◆ Goal
Copy exactly, and only, the lines starting at the line with "Emit a Python" and ending at the line with "from matplotlib.transforms import". Leave every picture out of the copy.
┌────────
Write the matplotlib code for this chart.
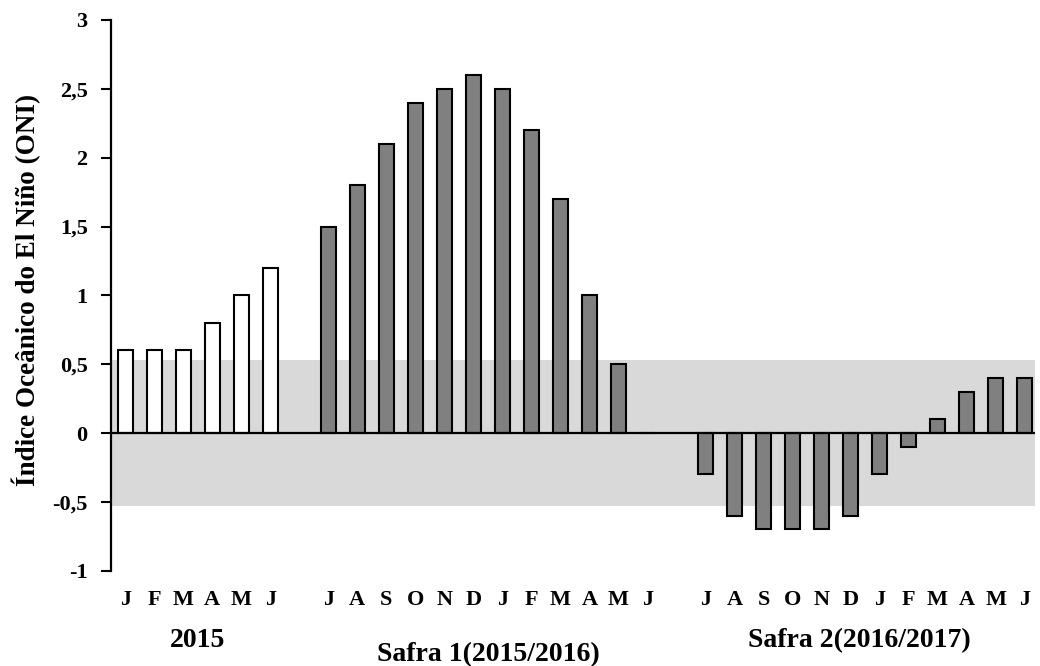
import numpy as np
import matplotlib
matplotlib.use("Agg")
import matplotlib.pyplot as plt

plt.rcParams["font.family"] = ["Liberation Serif", "DejaVu Serif"]
plt.rcParams["font.weight"] = "bold"

# 2015 (Jan-Jun), blank, Safra 1 (Jul 2015 - Jun 2016), blank, Safra 2 (Jul 2016 - Jun 2017)
months_2015 = ["J", "F", "M", "A", "M", "J"]
months_safra = ["J", "A", "S", "O", "N", "D", "J", "F", "M", "A", "M", "J"]
oni_2015 = [0.6, 0.6, 0.6, 0.8, 1.0, 1.2]
oni_safra1 = [1.5, 1.8, 2.1, 2.4, 2.5, 2.6, 2.5, 2.2, 1.7, 1.0, 0.5, 0.0]
oni_safra2 = [-0.3, -0.6, -0.7, -0.7, -0.7, -0.6, -0.3, -0.1, 0.1, 0.3, 0.4, 0.4]
groups = ["2015", "Safra 1(2015/2016)", "Safra 2(2016/2017)"]
neutral_band = 0.53

x2015 = np.arange(len(months_2015))
x1 = np.arange(len(months_safra)) + len(months_2015) + 1
x2 = np.arange(len(months_safra)) + x1[-1] + 2

fig = plt.figure(figsize=(10.4, 6.66), dpi=100)
ax = fig.add_axes([0.107, 0.143, 0.888, 0.827])

ax.axhspan(-neutral_band, neutral_band, color="#d9d9d9", lw=0, zorder=0)
w = 0.52
ax.bar(x2015, oni_2015, width=w, color="white", edgecolor="black", lw=1.5, zorder=2)
ax.bar(x1, oni_safra1, width=w, color="#808080", edgecolor="black", lw=1.5, zorder=2)
ax.bar(x2, oni_safra2, width=w, color="#808080", edgecolor="black", lw=1.5, zorder=2)
ax.axhline(0, color="black", lw=1.6, zorder=3)

ax.set_xlim(-0.48, x2[-1] + 0.35)
ax.set_ylim(-1, 3)
yt = np.arange(-1, 3.01, 0.5)
ax.set_yticks(yt)
ax.set_yticklabels([("%g" % v).replace(".", ",") for v in yt], fontsize=16, fontweight="bold")
ax.tick_params(axis="y", direction="out", length=7, width=1.5, pad=10)
ax.set_xticks([])
for s in ["top", "right", "bottom"]:
    ax.spines[s].set_visible(False)
ax.spines["left"].set_linewidth(1.6)

xs = list(x2015) + list(x1) + list(x2)
labels = months_2015 + months_safra + months_safra
for xv, lab in zip(xs, labels):
    ax.text(xv, -1.21, lab, ha="center", va="center", fontsize=16, fontweight="bold")

ax.text(x2015.mean(), -1.51, groups[0], ha="center", va="center", fontsize=20, fontweight="bold")
ax.text(x1.mean(), -1.61, groups[1], ha="center", va="center", fontsize=20, fontweight="bold")
ax.text(x2.mean() - 0.2, -1.51, groups[2], ha="center", va="center", fontsize=20, fontweight="bold")

fig.text(0.025, 0.565, "Índice Oceânico do El Niño (ONI)", rotation=90,
         ha="center", va="center", fontsize=19.5, fontweight="bold")

fig.savefig("out.png", dpi=100)
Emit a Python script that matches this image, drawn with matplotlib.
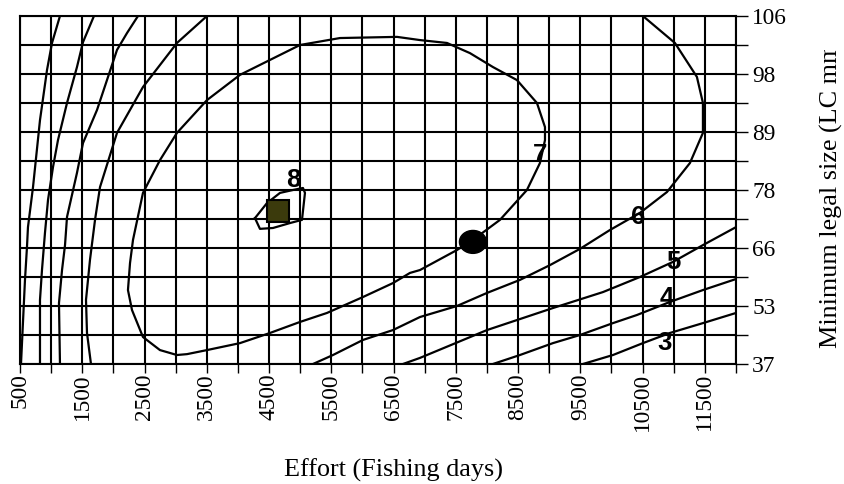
import matplotlib
matplotlib.use("Agg")
import matplotlib.pyplot as plt
from matplotlib.patches import Ellipse
from matplotlib.transforms import Bbox, TransformedBbox

# 分类轴：捕捞努力量（每 500 一格）与最小合法尺寸（等距分类）
effort_cats = [500, 1000, 1500, 2000, 2500, 3000, 3500, 4000, 4500, 5000, 5500, 6000,
               6500, 7000, 7500, 8000, 8500, 9000, 9500, 10000, 10500, 11000, 11500, 12000]
effort_labels = ["500", "", "1500", "", "2500", "", "3500", "", "4500", "", "5500", "",
                 "6500", "", "7500", "", "8500", "", "9500", "", "10500", "", "11500", ""]
size_labels = ["37", "", "53", "", "66", "", "78", "", "89", "", "98", "", "106"]

# 等值线（x = 努力量, y = 尺寸分类位置 0..12）
c3_left_x = [1142, 1014, 934, 821, 709, 628, 612, 580, 516]
c3_left_y = [12.0, 11.07, 10.14, 8.41, 6.10, 4.72, 4.03, 2.90, 0.0]
c3_right_x = [9542, 10024, 10505, 10939, 11469, 12000]
c3_right_y = [0.0, 0.31, 0.72, 1.07, 1.41, 1.76]

c4_left_x = [1688, 1512, 1415, 1255, 1110, 1030, 950, 901, 853, 821, 821]
c4_left_y = [12.0, 11.1, 10.24, 9.0, 7.72, 6.79, 5.66, 4.52, 3.24, 2.21, 0.0]
c4_right_x = [8096, 8530, 9060, 9494, 10024, 10409, 10939, 11469, 12000]
c4_right_y = [0.0, 0.31, 0.72, 1.0, 1.41, 1.69, 2.14, 2.55, 2.93]

c5_left_x = [2395, 2218, 2058, 1897, 1737, 1512, 1415, 1255, 1223, 1175, 1126, 1142]
c5_left_y = [12.0, 11.41, 10.83, 9.79, 8.76, 7.62, 6.59, 5.07, 4.10, 3.24, 2.10, 0.0]
c5_right_x = [6651, 6924, 8000, 8530, 9060, 9863, 10457, 10987, 11469, 12000]
c5_right_y = [0.0, 0.21, 1.17, 1.55, 1.93, 2.48, 3.0, 3.52, 4.10, 4.72]

c6_left_x = [3503, 3021, 2748, 2475, 2058, 1785, 1705, 1624, 1560, 1576, 1640]
c6_left_y = [12.0, 11.07, 10.31, 9.55, 7.97, 6.10, 4.97, 3.59, 2.21, 1.07, 0.0]
c6_right_x = [10505, 11019, 11372, 11469, 11469, 11260, 10891, 10457, 9975, 9494,
              9012, 8530, 8000, 7518, 6924, 6490, 6009, 5527, 5206]
c6_right_y = [12.0, 11.07, 9.90, 9.0, 7.97, 6.93, 5.93, 5.21, 4.62, 3.97,
              3.41, 2.90, 2.45, 2.0, 1.62, 1.17, 0.83, 0.31, 0.0]

c7_x = [7775, 8209, 8642, 8851, 8932, 8932, 8803, 8482, 8096, 7727, 7358, 6924, 6555,
        5639, 4997, 4033, 3503, 3021, 2748, 2475, 2315, 2267, 2234, 2299, 2475, 2748,
        3021, 3182, 3503, 4033, 4515, 4997, 5430, 6009, 6490, 6763, 6924, 7518, 7775]
c7_y = [4.28, 4.97, 6.0, 6.93, 7.72, 8.17, 9.0, 9.79, 10.24, 10.72, 11.07, 11.17, 11.28,
        11.24, 11.0, 9.97, 9.10, 7.97, 7.03, 5.90, 4.28, 3.48, 2.55, 1.86, 0.93, 0.48,
        0.31, 0.34, 0.48, 0.72, 1.07, 1.45, 1.76, 2.31, 2.79, 3.14, 3.24, 3.93, 4.28]

c8_x = [4274, 4467, 4676, 4884, 5045, 5077, 5029, 4836, 4563, 4354, 4274]
c8_y = [5.03, 5.55, 5.90, 6.0, 6.07, 5.90, 4.97, 4.86, 4.69, 4.66, 5.03]

# 等值线标注
level_text = ["8", "7", "6", "5", "4", "3"]
level_x = [4884, 8851, 10425, 10987, 10891, 10859]
level_y = [6.34, 7.21, 5.07, 3.52, 2.28, 0.72]

# 当前点与最优点
square_pt = (4643, 5.28)
circle_pt = (7775, 4.21)

serif = "Liberation Serif"

fig = plt.figure(figsize=(8.44, 4.84), dpi=100)
ax = fig.add_axes([20 / 844, 120 / 484, 716 / 844, 348 / 484])

ax.set_xlim(effort_cats[0], effort_cats[-1])
ax.set_ylim(0, len(size_labels) - 1)

ax.set_xticks(effort_cats)
ax.set_xticklabels(effort_labels, rotation=90, fontfamily=serif, fontsize=16.8)
ax.set_yticks(range(len(size_labels)))
ax.set_yticklabels(size_labels, fontfamily=serif, fontsize=16.8)
ax.yaxis.tick_right()
ax.tick_params(axis="x", direction="out", length=6.5, width=1.0, pad=0)
ax.tick_params(axis="y", direction="out", length=8.6, width=1.0, pad=3)

ax.grid(True, color="black", linewidth=1.5)
ax.set_axisbelow(True)
for sp in ax.spines.values():
    sp.set_linewidth(1.5)

lines = [(c3_left_x, c3_left_y), (c3_right_x, c3_right_y),
         (c4_left_x, c4_left_y), (c4_right_x, c4_right_y),
         (c5_left_x, c5_left_y), (c5_right_x, c5_right_y),
         (c6_left_x, c6_left_y), (c6_right_x, c6_right_y),
         (c7_x, c7_y), (c8_x, c8_y)]
for xs, ys in lines:
    ax.plot(xs, ys, color="black", linewidth=1.6, clip_on=True)

for t, x, y in zip(level_text, level_x, level_y):
    ax.text(x, y, t, ha="center", va="center", fontsize=18.5, fontweight="bold",
            fontfamily="Liberation Sans", color="black")

ax.plot(square_pt[0], square_pt[1], marker="s", markersize=16, color="#3b3a0c",
        markeredgecolor="black", markeredgewidth=1.5, zorder=5)
ax.add_patch(Ellipse(circle_pt, width=434, height=0.79, color="black", zorder=5))

fig.text(394 / 844, 7 / 484, "Effort (Fishing days)", ha="center", va="baseline",
         fontfamily=serif, fontsize=18.8)
ylab = fig.text(831 / 844, 136 / 484, "Minimum legal size (LC mm)", rotation=90,
                ha="center", va="bottom", fontfamily=serif, fontsize=18.8)
ylab.set_clip_box(TransformedBbox(Bbox([[0, 0], [1, 434 / 484]]), fig.transFigure))
ylab.set_clip_on(True)

fig.savefig("out.png", dpi=100)
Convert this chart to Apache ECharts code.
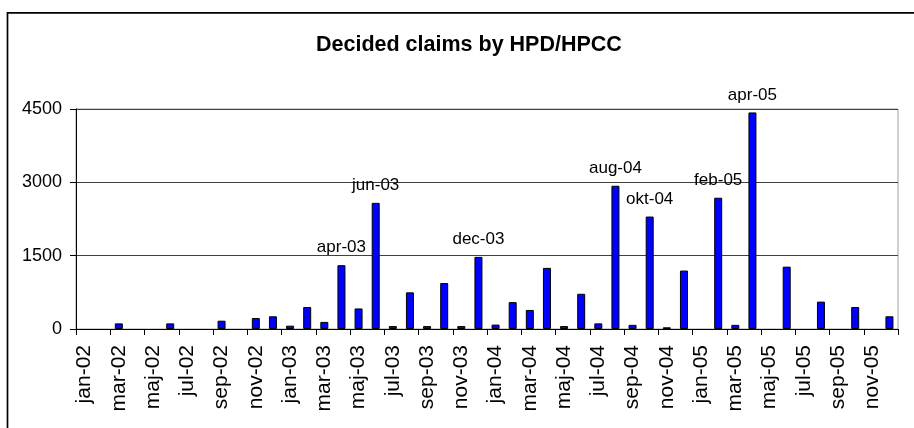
<!DOCTYPE html>
<html>
<head>
<meta charset="utf-8">
<script src="https://cdn.jsdelivr.net/npm/echarts@6/dist/echarts.min.js"></script>
<style>
html,body{margin:0;padding:0;background:#fff;}
#chart{width:914px;height:428px;}
</style>
</head>
<body>
<div id="chart"></div>
<script>
var categories = [
  'jan-02','feb-02','mar-02','apr-02','maj-02','jun-02','jul-02','aug-02','sep-02','okt-02','nov-02','dec-02',
  'jan-03','feb-03','mar-03','apr-03','maj-03','jun-03','jul-03','aug-03','sep-03','okt-03','nov-03','dec-03',
  'jan-04','feb-04','mar-04','apr-04','maj-04','jun-04','jul-04','aug-04','sep-04','okt-04','nov-04','dec-04',
  'jan-05','feb-05','mar-05','apr-05','maj-05','jun-05','jul-05','aug-05','sep-05','okt-05','nov-05','dec-05'
];
var claims = [
  null, null, 115, null, null, 115, null, null, 170, null, 225, 260,
  68, 450, 145, 1305, 420, 2580, 60, 750, 60, 940, 60, 1475,
  90, 550, 390, 1250, 60, 720, 115, 2930, 85, 2300, 35, 1195,
  null, 2685, 85, 4430, null, 1275, null, 560, null, 450, null, 260
];
var labelledMonths = ['apr-03', 'jun-03', 'dec-03', 'aug-04', 'okt-04', 'feb-05', 'apr-05'];
var yTicks = [0, 1500, 3000, 4500];
var titleText = 'Decided claims by HPD/HPCC';

var FONT = "'Liberation Sans', Arial, sans-serif";
var chart = echarts.init(document.getElementById('chart'), null, {renderer: 'canvas'});
chart.setOption({
  backgroundColor: '#ffffff',
  animation: false,
  title: {
    text: titleText,
    left: 316,
    top: 34,
    padding: 0,
    textStyle: {fontFamily: FONT, fontSize: 21.5, fontWeight: 'bold', color: '#000'}
  },
  graphic: [{
    type: 'rect',
    shape: {x: 7.5, y: 12.8, width: 1000, height: 1000},
    style: {fill: 'none', stroke: '#000', lineWidth: 1.7},
    silent: true
  }],
  grid: {
    left: 76, right: 16, top: 109, bottom: 99,
    show: true, borderColor: '#a0a0a0', borderWidth: 1, backgroundColor: 'transparent'
  },
  xAxis: {
    type: 'category',
    data: categories,
    boundaryGap: true,
    axisLine: {lineStyle: {color: '#000', width: 1}},
    axisTick: {show: true, interval: 1, length: 6, lineStyle: {color: '#000'}},
    axisLabel: {
      interval: 1, rotate: 90, margin: 16,
      fontFamily: FONT, fontSize: 21, color: '#000'
    },
    splitLine: {show: false}
  },
  yAxis: {
    type: 'value',
    min: yTicks[0], max: yTicks[yTicks.length - 1], interval: yTicks[1] - yTicks[0],
    axisLine: {show: true, lineStyle: {color: '#000', width: 1}},
    axisTick: {show: true, length: 6, lineStyle: {color: '#000'}},
    axisLabel: {
      margin: 14, fontFamily: FONT, fontSize: 18, color: '#000',
      formatter: function (v) { return String(v); }
    },
    splitLine: {show: true, lineStyle: {color: '#404040', width: 1}}
  },
  series: [{
    type: 'bar',
    data: claims,
    barWidth: 8,
    itemStyle: {color: '#0000ff', borderColor: '#000', borderWidth: 1},
    label: {
      show: true,
      position: 'top',
      distance: 9,
      fontFamily: FONT, fontSize: 17, color: '#000',
      formatter: function (p) {
        return labelledMonths.indexOf(p.name) >= 0 ? p.name : '';
      }
    }
  }]
});
</script>
</body>
</html>
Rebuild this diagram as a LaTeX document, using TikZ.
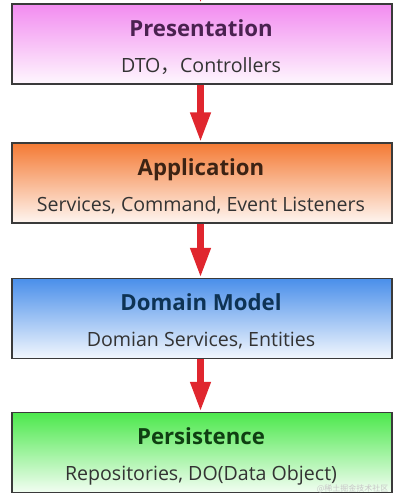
└────────
◆ Complete response
Emit a Python script that matches this image, drawn with matplotlib.
import matplotlib
matplotlib.use("Agg")
import matplotlib.pyplot as plt
from matplotlib.patches import Ellipse
from matplotlib.transforms import Bbox, TransformedBbox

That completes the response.